## Task to carry out
Leaving out every picture, retype the lines below from the top through the one that contains "506.7,76 544,218.3 506.7,360.7".
....................
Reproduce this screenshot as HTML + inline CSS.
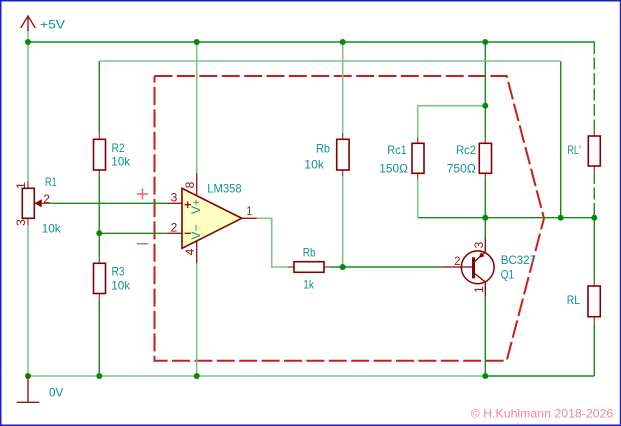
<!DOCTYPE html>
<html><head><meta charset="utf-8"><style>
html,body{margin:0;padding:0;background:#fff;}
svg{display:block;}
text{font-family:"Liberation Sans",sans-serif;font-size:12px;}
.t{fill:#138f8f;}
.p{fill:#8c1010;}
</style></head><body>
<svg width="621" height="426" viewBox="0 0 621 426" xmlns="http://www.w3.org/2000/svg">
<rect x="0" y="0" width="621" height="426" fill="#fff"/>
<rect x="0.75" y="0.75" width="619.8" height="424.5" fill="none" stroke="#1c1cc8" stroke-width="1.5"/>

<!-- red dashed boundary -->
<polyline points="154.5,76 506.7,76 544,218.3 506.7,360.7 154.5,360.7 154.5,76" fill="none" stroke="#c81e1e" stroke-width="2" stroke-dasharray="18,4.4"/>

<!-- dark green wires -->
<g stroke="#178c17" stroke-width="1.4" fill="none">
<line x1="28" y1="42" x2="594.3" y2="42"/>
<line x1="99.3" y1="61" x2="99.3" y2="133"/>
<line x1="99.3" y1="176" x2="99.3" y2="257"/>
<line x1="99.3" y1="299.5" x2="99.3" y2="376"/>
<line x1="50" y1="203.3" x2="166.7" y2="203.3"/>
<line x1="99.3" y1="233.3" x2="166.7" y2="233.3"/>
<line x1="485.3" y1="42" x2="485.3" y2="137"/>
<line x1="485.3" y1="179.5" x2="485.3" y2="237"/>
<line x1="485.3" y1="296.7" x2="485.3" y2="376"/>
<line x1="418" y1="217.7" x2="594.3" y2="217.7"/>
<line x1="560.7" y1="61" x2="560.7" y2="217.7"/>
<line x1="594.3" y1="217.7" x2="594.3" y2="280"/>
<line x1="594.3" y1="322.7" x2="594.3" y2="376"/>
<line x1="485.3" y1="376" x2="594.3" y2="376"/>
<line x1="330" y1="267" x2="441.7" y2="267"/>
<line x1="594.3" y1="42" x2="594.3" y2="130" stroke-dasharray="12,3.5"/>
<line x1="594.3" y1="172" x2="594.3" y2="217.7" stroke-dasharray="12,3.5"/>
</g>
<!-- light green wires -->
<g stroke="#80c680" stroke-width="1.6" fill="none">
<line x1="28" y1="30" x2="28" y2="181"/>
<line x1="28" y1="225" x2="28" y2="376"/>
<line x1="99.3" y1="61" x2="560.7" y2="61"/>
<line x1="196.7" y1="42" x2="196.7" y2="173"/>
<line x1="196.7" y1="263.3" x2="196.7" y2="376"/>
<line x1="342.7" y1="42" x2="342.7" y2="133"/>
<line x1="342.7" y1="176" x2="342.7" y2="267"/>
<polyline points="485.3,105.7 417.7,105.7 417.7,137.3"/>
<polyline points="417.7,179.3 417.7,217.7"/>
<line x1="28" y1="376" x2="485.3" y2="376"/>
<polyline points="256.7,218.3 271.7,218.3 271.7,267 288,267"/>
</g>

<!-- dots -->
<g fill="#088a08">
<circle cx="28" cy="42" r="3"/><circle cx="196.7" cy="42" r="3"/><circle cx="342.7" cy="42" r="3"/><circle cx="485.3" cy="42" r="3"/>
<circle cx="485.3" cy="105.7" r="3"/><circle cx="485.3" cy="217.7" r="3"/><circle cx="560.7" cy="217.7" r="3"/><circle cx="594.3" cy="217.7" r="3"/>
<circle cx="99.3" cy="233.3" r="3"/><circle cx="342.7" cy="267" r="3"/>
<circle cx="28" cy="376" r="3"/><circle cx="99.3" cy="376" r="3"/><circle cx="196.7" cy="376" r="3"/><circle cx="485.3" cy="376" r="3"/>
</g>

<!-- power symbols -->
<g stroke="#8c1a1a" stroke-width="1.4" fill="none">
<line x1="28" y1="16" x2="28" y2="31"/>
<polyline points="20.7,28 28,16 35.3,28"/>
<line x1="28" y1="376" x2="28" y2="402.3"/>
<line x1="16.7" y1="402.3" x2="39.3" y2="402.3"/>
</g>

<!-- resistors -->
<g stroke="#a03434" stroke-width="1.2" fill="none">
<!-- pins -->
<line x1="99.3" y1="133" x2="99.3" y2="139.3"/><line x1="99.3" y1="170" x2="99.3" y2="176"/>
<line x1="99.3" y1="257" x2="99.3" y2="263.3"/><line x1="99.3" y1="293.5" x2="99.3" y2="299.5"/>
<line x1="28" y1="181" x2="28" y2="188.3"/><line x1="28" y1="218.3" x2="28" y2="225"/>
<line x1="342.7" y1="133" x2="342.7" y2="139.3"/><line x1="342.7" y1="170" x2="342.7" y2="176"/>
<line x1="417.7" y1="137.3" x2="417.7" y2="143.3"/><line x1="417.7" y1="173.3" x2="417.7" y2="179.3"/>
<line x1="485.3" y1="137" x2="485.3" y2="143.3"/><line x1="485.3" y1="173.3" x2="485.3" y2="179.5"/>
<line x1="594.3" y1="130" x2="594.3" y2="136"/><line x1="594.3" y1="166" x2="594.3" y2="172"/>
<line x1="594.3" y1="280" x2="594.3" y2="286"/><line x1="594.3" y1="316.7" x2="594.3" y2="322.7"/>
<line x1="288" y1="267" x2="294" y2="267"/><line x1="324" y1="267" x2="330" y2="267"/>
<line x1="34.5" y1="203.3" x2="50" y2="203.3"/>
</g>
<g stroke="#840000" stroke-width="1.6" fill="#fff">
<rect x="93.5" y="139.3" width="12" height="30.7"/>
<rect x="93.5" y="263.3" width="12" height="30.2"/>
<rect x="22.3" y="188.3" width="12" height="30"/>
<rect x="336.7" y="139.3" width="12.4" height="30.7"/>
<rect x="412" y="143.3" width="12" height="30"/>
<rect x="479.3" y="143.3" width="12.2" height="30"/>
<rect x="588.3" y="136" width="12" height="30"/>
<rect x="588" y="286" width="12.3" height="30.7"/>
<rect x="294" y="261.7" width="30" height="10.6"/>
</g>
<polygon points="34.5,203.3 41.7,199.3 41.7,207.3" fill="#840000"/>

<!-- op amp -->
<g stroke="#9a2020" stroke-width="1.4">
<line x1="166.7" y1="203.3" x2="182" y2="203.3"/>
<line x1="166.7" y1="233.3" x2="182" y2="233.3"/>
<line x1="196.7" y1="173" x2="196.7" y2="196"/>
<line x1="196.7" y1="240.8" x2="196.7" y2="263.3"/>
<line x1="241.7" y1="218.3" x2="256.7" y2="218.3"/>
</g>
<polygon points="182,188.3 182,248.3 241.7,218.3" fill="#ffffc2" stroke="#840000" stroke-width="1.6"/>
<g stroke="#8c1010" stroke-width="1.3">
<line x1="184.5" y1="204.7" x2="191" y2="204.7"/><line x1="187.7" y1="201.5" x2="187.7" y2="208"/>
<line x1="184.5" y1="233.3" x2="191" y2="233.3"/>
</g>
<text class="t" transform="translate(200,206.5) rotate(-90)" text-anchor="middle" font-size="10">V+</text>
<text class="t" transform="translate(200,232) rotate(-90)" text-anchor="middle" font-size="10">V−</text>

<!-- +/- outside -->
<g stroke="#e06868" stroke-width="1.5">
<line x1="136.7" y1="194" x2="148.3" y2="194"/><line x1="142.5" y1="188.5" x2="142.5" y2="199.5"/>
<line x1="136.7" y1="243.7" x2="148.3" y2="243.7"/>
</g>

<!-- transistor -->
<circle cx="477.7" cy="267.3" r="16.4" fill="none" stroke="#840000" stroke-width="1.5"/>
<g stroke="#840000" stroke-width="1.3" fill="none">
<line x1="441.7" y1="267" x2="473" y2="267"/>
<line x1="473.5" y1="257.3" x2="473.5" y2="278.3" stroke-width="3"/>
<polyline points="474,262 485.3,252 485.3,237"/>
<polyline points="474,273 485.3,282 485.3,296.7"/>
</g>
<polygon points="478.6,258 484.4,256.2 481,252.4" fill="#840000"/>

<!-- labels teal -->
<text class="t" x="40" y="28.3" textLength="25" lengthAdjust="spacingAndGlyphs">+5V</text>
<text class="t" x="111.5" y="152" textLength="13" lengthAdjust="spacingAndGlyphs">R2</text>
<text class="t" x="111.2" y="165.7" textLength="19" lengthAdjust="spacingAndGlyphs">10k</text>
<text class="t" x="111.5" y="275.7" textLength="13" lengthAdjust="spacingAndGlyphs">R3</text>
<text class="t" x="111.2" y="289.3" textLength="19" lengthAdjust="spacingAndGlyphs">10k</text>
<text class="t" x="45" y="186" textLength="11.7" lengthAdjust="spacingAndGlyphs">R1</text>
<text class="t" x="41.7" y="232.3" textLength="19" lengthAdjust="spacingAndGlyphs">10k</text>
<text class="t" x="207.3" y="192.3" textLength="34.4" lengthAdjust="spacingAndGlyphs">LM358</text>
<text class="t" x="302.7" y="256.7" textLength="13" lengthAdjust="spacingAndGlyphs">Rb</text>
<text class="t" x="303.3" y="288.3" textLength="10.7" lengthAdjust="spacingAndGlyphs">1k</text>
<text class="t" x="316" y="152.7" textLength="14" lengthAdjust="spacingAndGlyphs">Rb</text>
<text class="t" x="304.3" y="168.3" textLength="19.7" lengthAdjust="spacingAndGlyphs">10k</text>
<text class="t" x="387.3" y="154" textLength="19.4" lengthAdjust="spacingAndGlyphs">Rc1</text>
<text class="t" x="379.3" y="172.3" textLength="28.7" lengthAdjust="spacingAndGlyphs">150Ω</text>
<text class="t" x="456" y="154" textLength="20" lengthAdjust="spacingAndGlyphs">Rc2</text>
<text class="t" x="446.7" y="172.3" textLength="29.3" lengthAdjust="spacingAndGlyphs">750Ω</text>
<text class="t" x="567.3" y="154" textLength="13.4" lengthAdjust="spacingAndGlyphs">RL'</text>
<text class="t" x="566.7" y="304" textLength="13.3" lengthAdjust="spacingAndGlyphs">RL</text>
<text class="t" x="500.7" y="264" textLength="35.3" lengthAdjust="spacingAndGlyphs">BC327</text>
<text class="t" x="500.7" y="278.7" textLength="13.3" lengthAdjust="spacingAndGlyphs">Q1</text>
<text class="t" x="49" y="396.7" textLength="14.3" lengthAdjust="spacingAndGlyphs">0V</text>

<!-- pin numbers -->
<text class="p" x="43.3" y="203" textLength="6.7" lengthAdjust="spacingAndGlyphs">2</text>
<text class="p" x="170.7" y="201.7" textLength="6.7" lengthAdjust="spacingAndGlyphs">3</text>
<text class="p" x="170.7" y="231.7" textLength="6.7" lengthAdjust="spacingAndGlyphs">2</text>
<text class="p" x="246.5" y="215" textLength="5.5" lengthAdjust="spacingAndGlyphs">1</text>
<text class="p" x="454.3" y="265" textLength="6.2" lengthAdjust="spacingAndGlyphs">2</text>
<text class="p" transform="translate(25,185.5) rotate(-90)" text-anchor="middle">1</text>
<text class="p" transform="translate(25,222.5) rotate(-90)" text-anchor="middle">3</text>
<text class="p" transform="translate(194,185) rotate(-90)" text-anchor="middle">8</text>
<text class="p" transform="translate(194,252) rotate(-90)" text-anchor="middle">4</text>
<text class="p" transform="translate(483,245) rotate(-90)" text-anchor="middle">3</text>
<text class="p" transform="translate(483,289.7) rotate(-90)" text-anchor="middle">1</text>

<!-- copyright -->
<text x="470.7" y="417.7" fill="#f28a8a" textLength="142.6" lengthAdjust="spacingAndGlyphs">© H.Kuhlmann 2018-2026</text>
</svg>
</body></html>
....................
## In response
Reproduce this screenshot as HTML + inline CSS.
<!DOCTYPE html>
<html><head><meta charset="utf-8"><style>
html,body{margin:0;padding:0;background:#fff;}
svg{display:block;}
text{font-family:"Liberation Sans",sans-serif;font-size:12px;}
.t{fill:#138f8f;}
.p{fill:#8c1010;}
</style></head><body>
<svg width="621" height="426" viewBox="0 0 621 426" xmlns="http://www.w3.org/2000/svg">
<rect x="0" y="0" width="621" height="426" fill="#fff"/>
<rect x="0.75" y="0.75" width="619.8" height="424.5" fill="none" stroke="#1c1cc8" stroke-width="1.5"/>

<!-- red dashed boundary -->
<polyline points="154.5,76 506.7,76 544,218.3 506.7,360.7 154.5,360.7 154.5,76" fill="none" stroke="#c81e1e" stroke-width="2" stroke-dasharray="18,4.4"/>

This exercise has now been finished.